Like most observers, Myers dismisses Dmitri Medvedev’s four-year stint as president as essentially another term for Putin. While Medvedev’s soft-spoken, disarming nature and willingness to engage with the West were encouraging, ultimately, Putin pulled the strings—arranging the 2008 Russian invasion of Georgia and navigating the 2008 financial crisis to great success. Noting that Putin’s support prior to the 2011 elections was not as strong as he had hoped, Myers details Putin’s retention of power. Young, wealthy, urban Russians in particular had begun to turn on Putin, wooed by pro-democracy advocates and bolstered by the internet, which provided plenty of evidence of electoral fraud and corruption. However, Putin responded to post-election protests by instituting prohibitively large fines for participating in unauthorized protests, allowing some internet censorship, pressing for “foreign agent” laws against organizations receiving outside funding, and creating tougher slander, libel and blasphemy laws.

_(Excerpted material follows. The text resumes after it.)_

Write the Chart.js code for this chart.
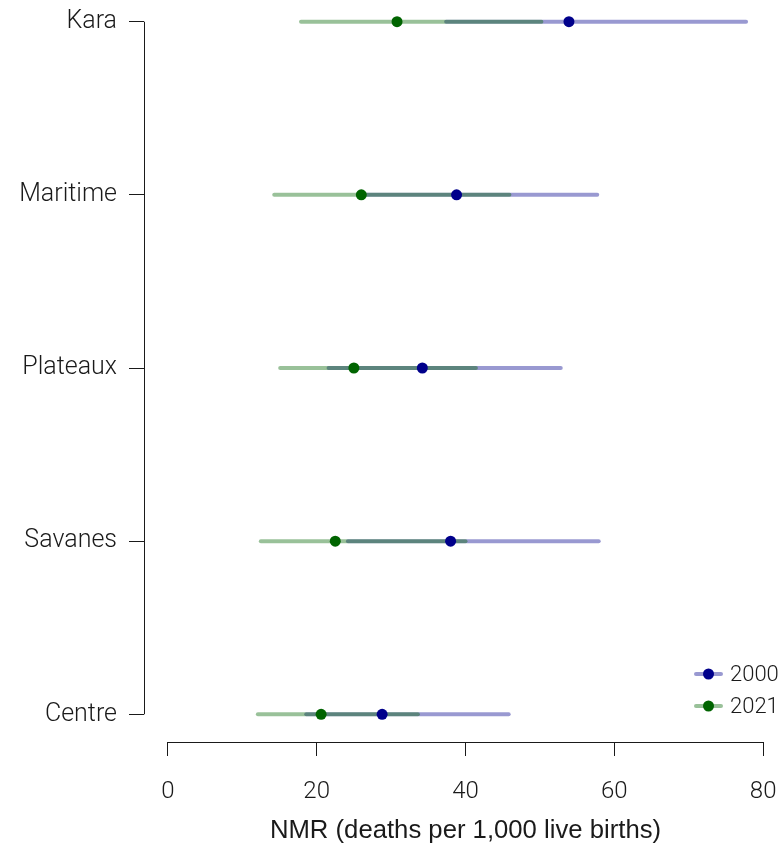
<!DOCTYPE html>
<html>
<head>
<meta charset="utf-8">
<script src="https://cdn.jsdelivr.net/npm/chart.js@4"></script>
<style>
  html, body { margin: 0; padding: 0; background: #fff; overflow: hidden; }
  #wrap { position: relative; width: 784px; height: 845px; overflow: hidden; }
  #nmrChart { position: absolute; left: 0; top: -6px; }
</style>
</head>
<body>
<div id="wrap"><canvas id="nmrChart" width="787" height="851"></canvas></div>
<script>
const regions = ["Kara", "Maritime", "Plateaux", "Savanes", "Centre"];
const years = ["2000", "2021"];

const est2000 = [53.9, 38.8, 34.2, 38.0, 28.8];
const low2000 = [37.4, 26.3, 21.6, 24.2, 18.6];
const high2000 = [77.7, 57.7, 52.8, 57.9, 45.8];

const est2021 = [30.8, 26.0, 25.0, 22.5, 20.6];
const low2021 = [17.9, 14.3, 15.1, 12.5, 12.1];
const high2021 = [50.2, 45.9, 41.4, 40.0, 33.6];

const xTicks = [0, 20, 40, 60, 80];
const xTitle = "NMR (deaths per 1,000 live births)";

const blue = "rgb(0,0,139)";
const blueLight = "rgba(0,0,139,0.4)";
const green = "rgb(0,100,0)";
const greenLight = "rgba(0,100,0,0.4)";
const textColor = "#1a1a1a";

// one line dataset per region per year (interval)
function intervalSets(low, high, color, order) {
  return regions.map((r, i) => ({
    type: "line",
    data: [{ x: low[i], y: i }, { x: high[i], y: i }],
    borderColor: color,
    borderWidth: 4,
    borderCapStyle: "round",
    pointRadius: 0,
    order: order,
  }));
}

function pointSet(est, color, order) {
  return {
    type: "scatter",
    data: est.map((v, i) => ({ x: v, y: i })),
    backgroundColor: color,
    borderColor: color,
    borderWidth: 0,
    pointRadius: 5.5,
    order: order,
  };
}

const datasets = [
  ...intervalSets(low2000, high2000, blueLight, 4),
  ...intervalSets(low2021, high2021, greenLight, 3),
  pointSet(est2000, blue, 2),
  pointSet(est2021, green, 1),
];

function noPad(s) {
  s.paddingLeft = 0;
  s.paddingRight = 0;
  s.paddingTop = 0;
  s.paddingBottom = 0;
}

// axis lines only over the tick range, like base R
const axisLines = {
  id: "axisLines",
  afterDraw(chart) {
    const { ctx, scales: { x, y }, chartArea } = chart;
    ctx.save();
    ctx.strokeStyle = textColor;
    ctx.lineWidth = 1;
    ctx.beginPath();
    const lx = Math.round(chartArea.left) + 0.5;
    ctx.moveTo(lx, y.getPixelForValue(0));
    ctx.lineTo(lx, y.getPixelForValue(regions.length - 1));
    const by = Math.round(chartArea.bottom) + 0.5;
    ctx.moveTo(x.getPixelForValue(xTicks[0]), by);
    ctx.lineTo(x.getPixelForValue(xTicks[xTicks.length - 1]), by);
    ctx.stroke();
    ctx.restore();
  },
};

const legendBox = {
  id: "legendBox",
  afterDraw(chart) {
    const { ctx } = chart;
    const cols = [[blue, blueLight], [green, greenLight]];
    ctx.save();
    years.forEach((yr, i) => {
      const cy = 680 + i * 32;
      ctx.strokeStyle = cols[i][1];
      ctx.lineWidth = 4;
      ctx.lineCap = "round";
      ctx.beginPath();
      ctx.moveTo(696, cy);
      ctx.lineTo(721, cy);
      ctx.stroke();
      ctx.fillStyle = cols[i][0];
      ctx.beginPath();
      ctx.arc(708.5, cy, 5.5, 0, Math.PI * 2);
      ctx.fill();
      ctx.fillStyle = textColor;
      ctx.font = "300 22px Roboto";
      ctx.textBaseline = "middle";
      ctx.textAlign = "left";
      ctx.fillText(yr, 730, cy + 1);
    });
    ctx.restore();
  },
};

new Chart(document.getElementById("nmrChart"), {
  data: { datasets: datasets },
  options: {
    responsive: false,
    animation: false,
    layout: { padding: 0, autoPadding: false },
    plugins: { legend: { display: false }, tooltip: { enabled: false } },
    scales: {
      x: {
        type: "linear",
        min: -3.2,
        max: 83.2,
        afterBuildTicks: (s) => { s.ticks = xTicks.map((v) => ({ value: v })); },
        afterFit: (s) => { s.height = 103; noPad(s); },
        grid: { drawOnChartArea: false, drawTicks: true, tickLength: 14, color: textColor },
        border: { display: false },
        ticks: {
          color: textColor,
          padding: 22,
          maxRotation: 0,
          font: { family: "Roboto", weight: 300, size: 24 },
        },
        title: {
          display: true,
          text: xTitle,
          color: textColor,
          font: { family: "Liberation Sans", size: 25.7, lineHeight: 1.1 },
          padding: { top: 0, bottom: 0 },
        },
      },
      y: {
        type: "linear",
        reverse: true,
        min: -0.16,
        max: regions.length - 1 + 0.16,
        afterBuildTicks: (s) => { s.ticks = regions.map((r, i) => ({ value: i })); },
        afterFit: (s) => { s.width = 144; noPad(s); },
        grid: { drawOnChartArea: false, drawTicks: true, tickLength: 15, color: textColor },
        border: { display: false },
        ticks: {
          color: textColor,
          padding: 12,
          font: { family: "Roboto", weight: 300, size: 25 },
          callback: (v) => regions[v],
        },
      },
    },
  },
  plugins: [axisLines, legendBox],
});
</script>
</body>
</html>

Indeed, consolidation of power and stifling opposition have continued to be essential elements of Putin’s rule, and Myers’s work is invaluable in understanding Putin’s approach to politics. While Myers generally declines to make predictions for Russia’s future, his account suggests that the powerful resurgence of Islamic terrorism will create an increased willingness on the part of Russians to sacrifice personal liberties with the promise of security ensured by Putin, who still enjoys high approval ratings. The perception of security and stability—conveniently propagated by state-owned media—ensures Russians will overlook the more problematic aspects of Putin’s rule, including the suspicious deaths and arrests of political dissidents.

One of Putin’s most oft-quoted statements is his assertion that the fall of the USSR was “the greatest geopolitical catastrophe of the century.” However, Myers suggests that this has nothing to do with a desire to reinstate a Soviet-style government, instead arguing that Putin was actually “lamenting. . . the demise of the historical Russian idea.” According to Myers, Putin laments the dissolution of the Soviet Union because it left many ethnic Russians separated from their homeland by new national boundaries. It is easy to see how this view has informed his foreign policy, from the annexation of Crimea to his material support of pro-Russian rebels in Eastern Ukraine with the stated goal of protecting the ethnic Russians there.

The New Tsar also examines the simmering tensions between Russia and Ukraine. Following Viktor Yanukovych’s election in 2010 and his more pronounced interest in European integration rather than association with Russia, Putin felt personally betrayed. Myers documents Putin’s labored efforts to exert greater control over Ukraine and his failure to determine the course of events there, which Myers argues was a humiliating defeat. He suggests that Putin’s next goal was to “punish Ukraine by dismembering it” and that the invasion of Crimea was the embodiment of that retribution. Again drawing on lessons learned during his tenure in the KGB and FSB, Putin coerced Yanukovych, likely by questionable means, into agreeing to and even encouraging Russia’s involvement in Crimea. After a March 16, 2014 referendum Myers says was “widely denounced as a farce,” Crimea came under Russia’s control, and Putin’s approval ratings soared to over 85 percent.

One of the most interesting elements of Putin’s rationale for his actions in Crimea, which Myers aptly highlights, is his belief in Russia’s restored status as a superpower:

“He seized Crimea because he could—because he believed that a superpower had the legal and moral authority to do so, just as the United States had been doing ever since the end of the Cold War.”